Work to do: Pick out each line below containing "chart".

Extracted records:
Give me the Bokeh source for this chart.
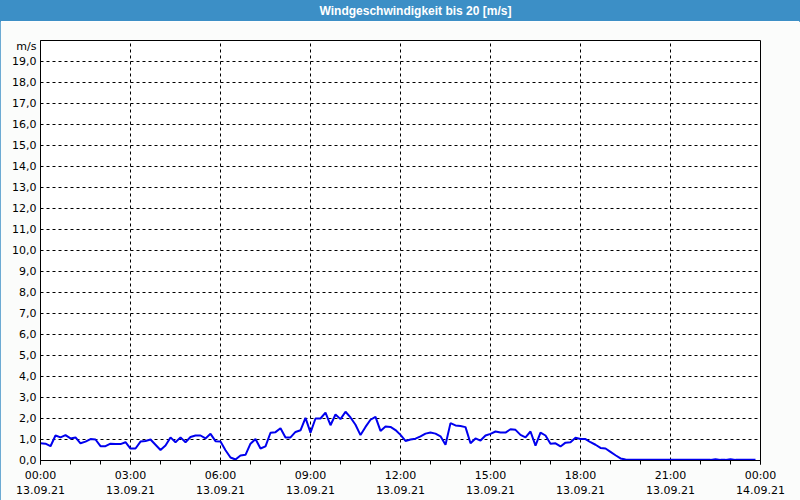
from bokeh.plotting import figure
from bokeh.layouts import column
from bokeh.models import FixedTicker, ColumnDataSource
from bokeh.core.properties import value
from bokeh.embed import file_html
from bokeh.resources import INLINE

title_text = "Windgeschwindigkeit bis 20 [m/s]"

times = ["00:00", "00:10", "00:20", "00:30", "00:40", "00:50",
         "01:00", "01:10", "01:20", "01:30", "01:40", "01:50",
         "02:00", "02:10", "02:20", "02:30", "02:40", "02:50",
         "03:00", "03:10", "03:20", "03:30", "03:40", "03:50",
         "04:00", "04:10", "04:20", "04:30", "04:40", "04:50",
         "05:00", "05:10", "05:20", "05:30", "05:40", "05:50",
         "06:00", "06:10", "06:20", "06:30", "06:40", "06:50",
         "07:00", "07:10", "07:20", "07:30", "07:40", "07:50",
         "08:00", "08:10", "08:20", "08:30", "08:40", "08:50",
         "09:00", "09:10", "09:20", "09:30", "09:40", "09:50",
         "10:00", "10:10", "10:20", "10:30", "10:40", "10:50",
         "11:00", "11:10", "11:20", "11:30", "11:40", "11:50",
         "12:00", "12:10", "12:20", "12:30", "12:40", "12:50",
         "13:00", "13:10", "13:20", "13:30", "13:40", "13:50",
         "14:00", "14:10", "14:20", "14:30", "14:40", "14:50",
         "15:00", "15:10", "15:20", "15:30", "15:40", "15:50",
         "16:00", "16:10", "16:20", "16:30", "16:40", "16:50",
         "17:00", "17:10", "17:20", "17:30", "17:40", "17:50",
         "18:00", "18:10", "18:20", "18:30", "18:40", "18:50",
         "19:00", "19:10", "19:20", "19:30", "19:40", "19:50",
         "20:00", "20:10", "20:20", "20:30", "20:40", "20:50",
         "21:00", "21:10", "21:20", "21:30", "21:40", "21:50",
         "22:00", "22:10", "22:20", "22:30", "22:40", "22:50",
         "23:00", "23:10", "23:20", "23:30", "23:40", "23:50"]

speed = [0.82, 0.80, 0.68, 1.19, 1.10, 1.21,
         1.05, 1.10, 0.82, 0.90, 1.02, 1.00,
         0.68, 0.68, 0.80, 0.78, 0.78, 0.87,
         0.57, 0.57, 0.90, 0.93, 1.00, 0.75,
         0.50, 0.71, 1.10, 0.87, 1.10, 0.87,
         1.12, 1.19, 1.19, 1.05, 1.27, 0.92,
         0.90, 0.49, 0.14, 0.05, 0.24, 0.27,
         0.80, 1.02, 0.57, 0.67, 1.32, 1.35,
         1.54, 1.10, 1.10, 1.36, 1.44, 2.03,
         1.33, 2.00, 2.00, 2.28, 1.68, 2.19,
         1.97, 2.32, 2.05, 1.70, 1.21, 1.60,
         1.94, 2.08, 1.41, 1.62, 1.60, 1.45,
         1.22, 0.93, 1.00, 1.04, 1.15, 1.28,
         1.33, 1.28, 1.15, 0.75, 1.78, 1.67,
         1.64, 1.59, 0.82, 1.05, 0.95, 1.19,
         1.27, 1.38, 1.33, 1.33, 1.49, 1.46,
         1.22, 1.10, 1.38, 0.71, 1.33, 1.19,
         0.80, 0.82, 0.67, 0.85, 0.87, 1.08,
         1.02, 1.02, 0.87, 0.75, 0.60, 0.57,
         0.41, 0.25, 0.10, 0.05, 0.03, 0.03,
         0.03, 0.03, 0.03, 0.03, 0.03, 0.03,
         0.03, 0.03, 0.03, 0.03, 0.03, 0.03,
         0.03, 0.03, 0.03, 0.06, 0.03, 0.03,
         0.06, 0.03, 0.03, 0.03, 0.03, 0.03]

x_tick_hours = [0, 3, 6, 9, 12, 15, 18, 21, 24]
x_tick_labels = ["00:00\n13.09.21", "03:00\n13.09.21", "06:00\n13.09.21",
                 "09:00\n13.09.21", "12:00\n13.09.21", "15:00\n13.09.21",
                 "18:00\n13.09.21", "21:00\n13.09.21", "00:00\n14.09.21"]
x_minor_hours = list(range(0, 25))

y_ticks = list(range(0, 20))
y_tick_labels = ["%d,0" % v for v in y_ticks]
y_unit_label = "m/s"
y_unit_pos = 19.72

BLUE = "#3c8fc6"
BG = "#fbfcfb"
FONT = "DejaVu Sans"

hours = [int(t[:2]) + int(t[3:]) / 60.0 for t in times]
src = ColumnDataSource(dict(h=hours, v=speed))

# title bar
tb = figure(width=800, height=21, x_range=(0, 800), y_range=(0, 21),
            toolbar_location=None, output_backend="svg", min_border=0)
tb.axis.visible = False
tb.grid.visible = False
tb.outline_line_color = None
tb.background_fill_color = BLUE
tb.border_fill_color = BLUE
tb.quad(left=[0], right=[800], bottom=[0], top=[21], fill_color=BLUE,
        line_color=BLUE, line_width=2)
tb.text(x=[415], y=[10.5], text=[title_text], text_align="center",
        text_baseline="middle", text_color="white",
        text_font=value("Liberation Sans"), text_font_style="bold",
        text_font_size="12px")

# main chart
p = figure(width=800, height=479, x_range=(0, 24), y_range=(0, 20),
           toolbar_location=None, output_backend="svg",
           min_border_left=40, min_border_right=40,
           min_border_top=19, min_border_bottom=40)
p.background_fill_color = "white"
p.border_fill_color = BG
p.outline_line_color = "black"
p.outline_line_width = 1

if "frame_align" in tb.properties():
    tb.frame_align = False
    p.frame_align = False

p.line("h", "v", source=src, line_color="#0000ee", line_width=2)

xa = p.xaxis[0]
xa.ticker = FixedTicker(ticks=x_tick_hours, minor_ticks=x_minor_hours)
xa.major_label_overrides = {h: l for h, l in zip(x_tick_hours, x_tick_labels)}
xa.major_tick_out = 4
xa.major_tick_in = 0
xa.minor_tick_out = 4
xa.minor_tick_in = 0
xa.major_tick_line_color = "black"
xa.minor_tick_line_color = "black"
xa.axis_line_color = "black"
xa.major_label_standoff = 4
xa.major_label_text_font = FONT
xa.major_label_text_font_size = "11px"
xa.major_label_text_color = "black"

ya = p.yaxis[0]
ya.ticker = FixedTicker(ticks=y_ticks + [y_unit_pos], minor_ticks=[])
ovr = {t: l for t, l in zip(y_ticks, y_tick_labels)}
ovr[y_unit_pos] = y_unit_label
ya.major_label_overrides = ovr
ya.major_tick_out = 0
ya.major_tick_in = 0
ya.minor_tick_out = 0
ya.axis_line_color = "black"
ya.major_label_standoff = 4
ya.major_label_text_font = FONT
ya.major_label_text_font_size = "11px"
ya.major_label_text_color = "black"

p.xgrid.ticker = FixedTicker(ticks=x_tick_hours)
p.ygrid.ticker = FixedTicker(ticks=y_ticks)
for g in (p.xgrid[0], p.ygrid[0]):
    g.grid_line_color = "black"
    g.grid_line_dash = "3 3"
    g.grid_line_width = 1

layout = column(tb, p, spacing=0,
                styles={"outline": "1px solid " + BLUE, "outline-offset": "-1px"})

open("out.html", "w").write(file_html(layout, INLINE))
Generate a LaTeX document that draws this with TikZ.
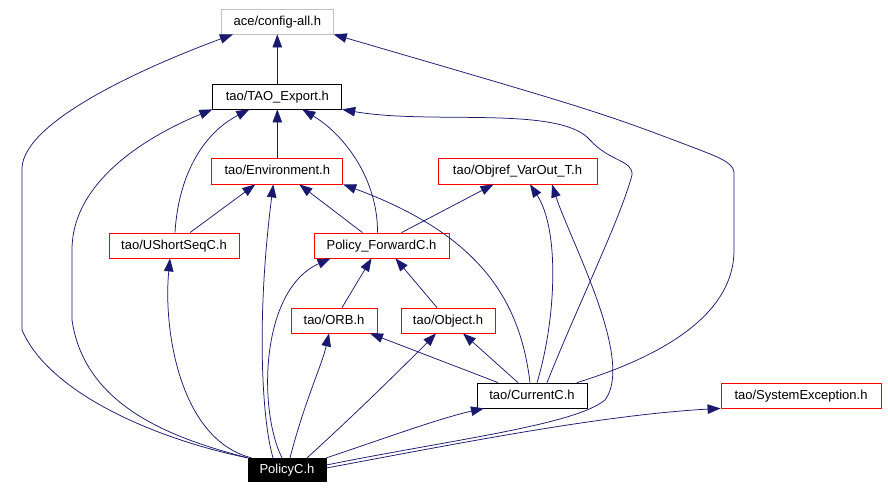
\documentclass[tikz,border=0pt]{standalone}
\usepackage{fontspec}
\setmainfont{Liberation Sans}
\usetikzlibrary{arrows.meta}
\definecolor{edgec}{RGB}{25,25,112}
\definecolor{grayb}{RGB}{191,191,191}
\begin{document}
\begin{tikzpicture}[x=1pt,y=-1pt,
  box/.style={draw=black, rectangle, inner sep=0pt, line width=0.8pt,
    font=\fontsize{13}{15}\selectfont, text height=10pt, text depth=2.5pt},
  redbox/.style={box, draw=red},
  graybox/.style={box, draw=grayb},
  e/.style={draw=edgec, line width=0.75pt, -{Triangle[length=13pt,width=9.5pt]}}]
\useasboundingbox[fill=white] (0,0) rectangle (888,490);

\node[graybox, minimum width=112pt, minimum height=25pt] (cfg) at (277.3,21.5) {ace/config-all.h};
\node[box, minimum width=129pt, minimum height=25pt] (tao) at (277.3,96.5) {tao/TAO\_Export.h};
\node[redbox, minimum width=131pt, minimum height=26pt] (env) at (277.3,171) {tao/Environment.h};
\node[redbox, minimum width=159pt, minimum height=26pt] (objref) at (517.5,171) {tao/Objref\_VarOut\_T.h};
\node[redbox, minimum width=130pt, minimum height=25pt] (ushort) at (174,245.5) {tao/UShortSeqC.h};
\node[redbox, minimum width=135pt, minimum height=25pt] (pfwd) at (381.5,245.5) {Policy\_ForwardC.h};
\node[redbox, minimum width=86pt, minimum height=25pt] (orb) at (334,320.5) {tao/ORB.h};
\node[redbox, minimum width=94pt, minimum height=25pt] (obj) at (448,320.5) {tao/Object.h};
\node[box, minimum width=110pt, minimum height=25pt] (cur) at (532,395.5) {tao/CurrentC.h};
\node[redbox, minimum width=160pt, minimum height=25pt] (sysex) at (801,395.5) {tao/SystemException.h};
\node[box, fill=black, text=white, minimum width=78pt, minimum height=23.5pt] (pol) at (287,470) {PolicyC.h};

% from PolicyC
\draw[e] (pol.north west) .. controls (160,440) and (50,395) .. (22,330) -- (22,168)
  .. controls (24,120) and (150,65) .. ([xshift=12pt]cfg.south west);
\draw[e] (pol.north west) .. controls (180,440) and (85,410) .. (72,320) -- (72,250)
  .. controls (72,180) and (150,135) .. (tao.south west);
\draw[e] ([xshift=4pt]pol.north west) .. controls (180,440) and (163,330) .. ([xshift=-4pt]ushort.south);
\draw[e] ([xshift=-14pt]pol.north) .. controls (262,420) and (256,320) .. ([xshift=-4pt]env.south);
\draw[e] ([xshift=-5pt]pol.north) .. controls (258,410) and (260,290) .. ([xshift=-51pt]pfwd.south);
\draw[e] ([xshift=3pt]pol.north) .. controls (305,400) and (322,365) .. ([xshift=-5pt]orb.south);
\draw[e] ([xshift=20pt]pol.north) .. controls (360,410) and (420,350) .. ([xshift=-12pt]obj.south);
\draw[e] (pol.north east) .. controls (380,440) and (440,418) .. ([xshift=-48pt]cur.south);
\draw[e] ([yshift=5pt]pol.east) .. controls (450,440) and (575,425) .. (605,400)
  .. controls (635,360) and (570,240) .. ([xshift=34.5pt]objref.south);
\draw[e] ([yshift=2pt]pol.east) .. controls (450,445) and (600,415) .. (sysex.south west);

% UShortSeqC
\draw[e] ([xshift=1pt]ushort.north) .. controls (178,180) and (200,135) .. ([xshift=-28pt]tao.south);
\draw[e] ([xshift=16pt]ushort.north) -- ([xshift=-22pt]env.south);

% Policy_ForwardC
\draw[e] ([xshift=-4pt]pfwd.north) .. controls (378,180) and (345,135) .. ([xshift=25pt]tao.south);
\draw[e] ([xshift=-19pt]pfwd.north) -- ([xshift=22pt]env.south);
\draw[e] ([xshift=20pt]pfwd.north) -- ([xshift=-24pt]objref.south);

% ORB, Object
\draw[e] ([xshift=8pt]orb.north) -- ([xshift=-10pt]pfwd.south);
\draw[e] ([xshift=-11pt]obj.north) -- ([xshift=14pt]pfwd.south);

% CurrentC
\draw[e] ([xshift=-34pt]cur.north) -- ([xshift=36pt]orb.south);
\draw[e] ([xshift=-14pt]cur.north) -- ([xshift=15pt]obj.south);
\draw[e] ([xshift=-2pt]cur.north) .. controls (520,300) and (480,235) .. (env.south east);
\draw[e] ([xshift=5pt]cur.north) .. controls (556,320) and (560,230) .. ([xshift=12.5pt]objref.south);
\draw[e] ([xshift=15pt]cur.north) .. controls (580,300) and (620,220) .. (632,175)
  .. controls (633,160) and (610,162) .. (590,140)
  .. controls (560,105) and (430,125) .. (tao.south east);
\draw[e] ([xshift=45pt]cur.north) .. controls (650,360) and (734,320) .. (734,250) -- (734,172)
  .. controls (733,162) and (715,156) .. (700,150)
  .. controls (600,112) .. (cfg.south east);

% vertical chain
\draw[e] (tao) -- (cfg);
\draw[e] (env) -- (tao);
\end{tikzpicture}
\end{document}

Solved problem:
Give me the Bokeh source for this chart.
# main chart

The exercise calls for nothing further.